Pero por fortuna aún hay en la vida pública mentes lúcidas a las que no se engaña con facilidad y han dicho basta, hasta aquí hemos llegado, así que debemos recibir el proyecto político que encabezan Rosa Díez y Fernando Sabater con el entusiasmo de una bocanada de aire fresco que acaba de entrar en el panorama nacional. La primera es una mujer de izquierdas, de un admirable coraje cívico, que ha mostrado siempre una coherencia e integridad inquebrantable, experta en nadar a contracorriente y una luchadora a prueba de bombas, casi en sentido literal. El segundo es un enorme sabio, un filósofo progresista que además posee la excelencia de la pedagogía y la claridad, virtud que Ortega calificaba como la mayor cortesía del filósofo.

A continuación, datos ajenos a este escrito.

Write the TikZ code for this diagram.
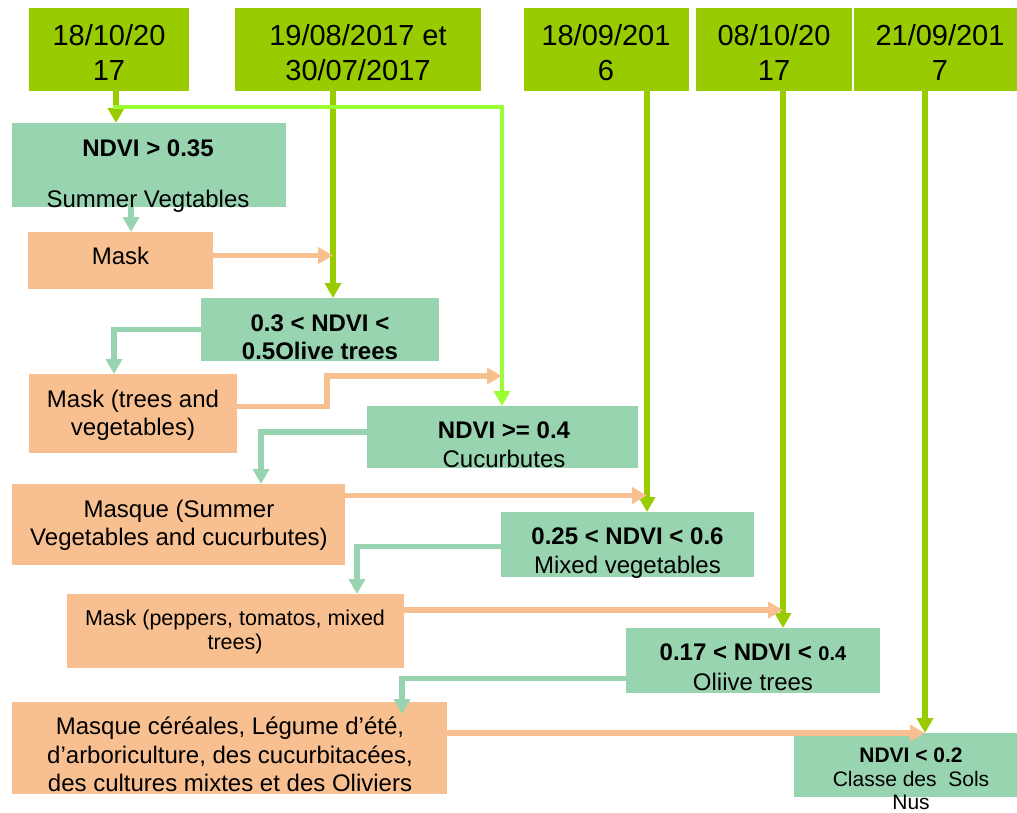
\documentclass[tikz,border=0pt]{standalone}
\usepackage{fontspec}
\setmainfont{Liberation Sans}
\usetikzlibrary{arrows.meta}
\definecolor{dgreen}{HTML}{99CC00}
\definecolor{bgreen}{HTML}{99FF33}
\definecolor{tealbox}{HTML}{98D4B0}
\definecolor{peach}{HTML}{F8C090}
\tikzset{
  box/.style={anchor=north west, inner sep=0pt, outer sep=0pt},
  datebox/.style={box, fill=dgreen},
  testbox/.style={box, fill=tealbox},
  maskbox/.style={box, fill=peach},
  txt/.style={anchor=base, inner sep=0pt, font=\fontsize{24}{28}\selectfont},
  btxt/.style={anchor=base, inner sep=0pt, font=\fontsize{24}{28}\selectfont\bfseries},
  stxt/.style={anchor=base, inner sep=0pt, font=\fontsize{21.5}{25}\selectfont},
  ftxt/.style={anchor=base, inner sep=0pt, font=\fontsize{21}{25}\selectfont},
  fbtxt/.style={anchor=base, inner sep=0pt, font=\fontsize{21}{25}\selectfont\bfseries},
  dtxt/.style={anchor=base, inner sep=0pt, font=\fontsize{29}{35}\selectfont},
  tipped/.style={-{Triangle[length=15pt,width=16pt]}},
  dline/.style={draw=dgreen, line width=5.5pt, tipped},
  bline/.style={draw=bgreen, line width=4.8pt, tipped},
  tline/.style={draw=tealbox, line width=5.2pt, tipped},
  pline/.style={draw=peach, line width=5.2pt, tipped},
}
\begin{document}
\begin{tikzpicture}[x=1pt,y=-1pt]
\useasboundingbox (0,0) rectangle (1017,812);

% date boxes
\node[datebox, minimum width=160pt, minimum height=83pt] (d1) at (29,8) {};
\node[datebox, minimum width=246pt, minimum height=83pt] (d2) at (235,8) {};
\node[datebox, minimum width=165pt, minimum height=83pt] (d3) at (524,8) {};
\node[datebox, minimum width=156pt, minimum height=83pt] (d4) at (696,8) {};
\node[datebox, minimum width=165pt, minimum height=83pt] (d5) at (854,8) {};

% test boxes
\node[testbox, minimum width=274pt, minimum height=84pt] (A) at (12,123) {};
\node[testbox, minimum width=238pt, minimum height=63pt] (B) at (201,298) {};
\node[testbox, minimum width=271pt, minimum height=62pt] (C) at (367,406) {};
\node[testbox, minimum width=253pt, minimum height=65pt] (D) at (501,512) {};
\node[testbox, minimum width=254pt, minimum height=65pt] (E) at (626,628) {};
\node[testbox, minimum width=225pt, minimum height=64pt] (F) at (794,733) {};

% mask boxes
\node[maskbox, minimum width=185pt, minimum height=57pt] (M1) at (28,232) {};
\node[maskbox, minimum width=208pt, minimum height=79pt] (M2) at (29,374) {};
\node[maskbox, minimum width=333pt, minimum height=81pt] (M3) at (12,484) {};
\node[maskbox, minimum width=337pt, minimum height=74pt] (M4) at (67,594) {};
\node[maskbox, minimum width=435pt, minimum height=92pt] (M5) at (12,702) {};

% helper coordinates (x positions of the verticals)
\coordinate (x1) at (116,0);
\coordinate (x2) at (333,0);
\coordinate (x3) at (647,0);
\coordinate (x4) at (783,0);
\coordinate (x5) at (925,0);
\coordinate (bs) at (113,107);
\coordinate (xb) at (502,107);
\coordinate (t1) at (131,0);
\coordinate (t2) at (114,0);
\coordinate (t3) at (261,0);
\coordinate (t4) at (357,0);
\coordinate (t5) at (402,714);
\coordinate (k2) at (327,376);

% date connectors
\draw[dline] (d1.south -| x1) -- (A.north -| x1);
\draw[dline] (d2.south -| x2) -- (B.north -| x2);
\draw[dline] (d3.south -| x3) -- (D.north -| x3);
\draw[dline] (d4.south -| x4) -- (E.north -| x4);
\draw[dline] (d5.south -| x5) -- (F.north -| x5);
\draw[bline] (bs) -- (xb) -- (C.north -| xb);

% test -> mask connectors
\draw[tline] (A.south -| t1) -- (M1.north -| t1);
\draw[tline] (B.west) -| (M2.north -| t2);
\draw[tline] ([yshift=5pt]C.west) -| (M3.north -| t3);
\draw[tline] ([yshift=-2pt]D.west) -| (M4.north -| t4);
\draw[tline] ([yshift=-18pt]E.west) -| (t5);

% mask -> next connectors
\draw[pline] ([yshift=5pt]M1.east) -- ([yshift=5pt]M1.east -| x2);
\draw[pline] ([yshift=7pt]M2.east) -| (k2) -- (k2 -| xb);
\draw[pline] ([yshift=29pt]M3.east) -- ([yshift=29pt]M3.east -| x3);
\draw[pline] ([yshift=21pt]M4.east) -- ([yshift=21pt]M4.east -| x4);
\draw[pline] ([yshift=15pt]M5.east) -- ([yshift=15pt]M5.east -| x5);

% date texts
\node[dtxt] (d1a) at (109,45) {18/10/20};
\node[dtxt] (d1b) at (109,80) {17};
\node[dtxt] (d2a) at (358,45) {19/08/2017 et};
\node[dtxt] (d2b) at (358,80) {30/07/2017};
\node[dtxt] (d3a) at (606,45) {18/09/201};
\node[dtxt] (d3b) at (606,80) {6};
\node[dtxt] (d4a) at (774,45) {08/10/20};
\node[dtxt] (d4b) at (774,80) {17};
\node[dtxt] (d5a) at (940,45) {21/09/201};
\node[dtxt] (d5b) at (940,80) {7};

% test texts
\node[btxt] (Aa) at (148,156) {NDVI > 0.35};
\node[txt] (Ab) at (148,207) {Summer Vegtables};
\node[btxt] (Ba) at (320,331) {0.3 < NDVI <};
\node[btxt] (Bb) at (320,359) {0.5Olive trees};
\node[btxt] (Ca) at (504,438) {NDVI >= 0.4};
\node[txt] (Cb) at (504,467) {Cucurbutes};
\node[btxt] (Da) at (627.5,544) {0.25 < NDVI < 0.6};
\node[txt] (Db) at (627.5,573) {Mixed vegetables};
\node[btxt] (Ea) at (753,660) {0.17 < NDVI < {\fontsize{20}{24}\selectfont 0.4}};
\node[txt] (Eb) at (753,690) {Oliive trees};
\node[fbtxt] (Fa) at (911,762) {NDVI < 0.2};
\node[ftxt] (Fb) at (911,786) {Classe des\ \ Sols};
\node[ftxt] (Fc) at (911,809) {Nus};

% mask texts
\node[txt] (M1a) at (120.5,264) {Mask};
\node[txt] (M2a) at (133,407) {Mask (trees and};
\node[txt] (M2b) at (133,435) {vegetables)};
\node[txt] (M3a) at (179,517) {Masque (Summer};
\node[txt] (M3b) at (179,545) {Vegetables and cucurbutes)};
\node[stxt] (M4a) at (235,625) {Mask (peppers, tomatos, mixed};
\node[stxt] (M4b) at (235,649) {trees)};
\node[txt] (M5a) at (230,734) {Masque céréales, Légume d’été,};
\node[txt] (M5b) at (230,763) {d’arboriculture, des cucurbitacées,};
\node[txt] (M5c) at (230,791) {des cultures mixtes et des Oliviers};
\end{tikzpicture}
\end{document}
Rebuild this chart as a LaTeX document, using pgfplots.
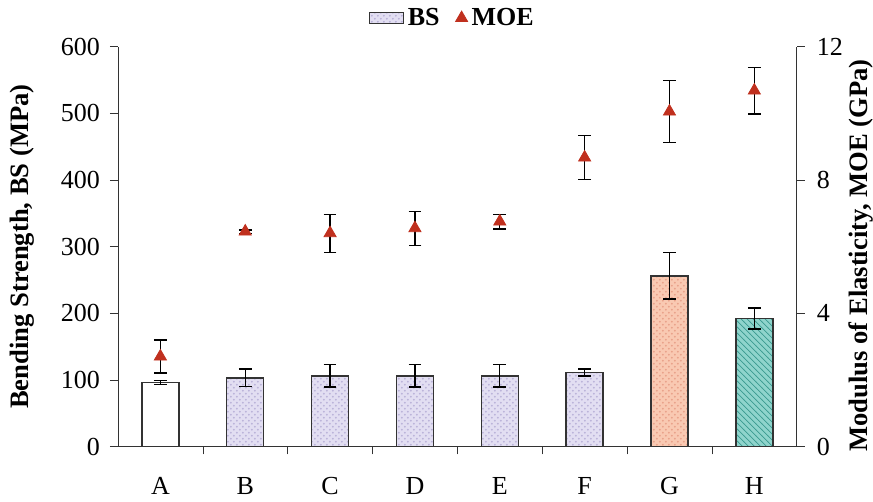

Y a ambos les une el compromiso innegociable en la lucha por la libertad de todos, unos verdaderos románticos de la justicia. Una especie de seres humanos en vías de extinción.
Así que los grandes partidos se han puesto a temblar, y no es de extrañar que les lluevan insultos, calumnias, descalificaciones de todos los lados. Los nacionalistas porque alguien, de izquierda de verdad, les desenmascara sin piedad y pone en evidencia su mísero patriotismo aldeano. La derecha porque Rosa y Fernando hablan de una España en términos bastante más racionales e integradores que ellos, y corren el riesgo de perder un monopolio que tan bien han manipulado. Y los socialistas porque ven peligrar la parte de su pastel electoral de todos sus militantes desencantados y traicionados, que son legión, así que prefieren tildarlos de derechistas, resentidos, o los improperios que más les puedan zaherir.
Rosa, Fernando: os temen. Ladran, luego cabalgáis. Adelante y feliz singladura.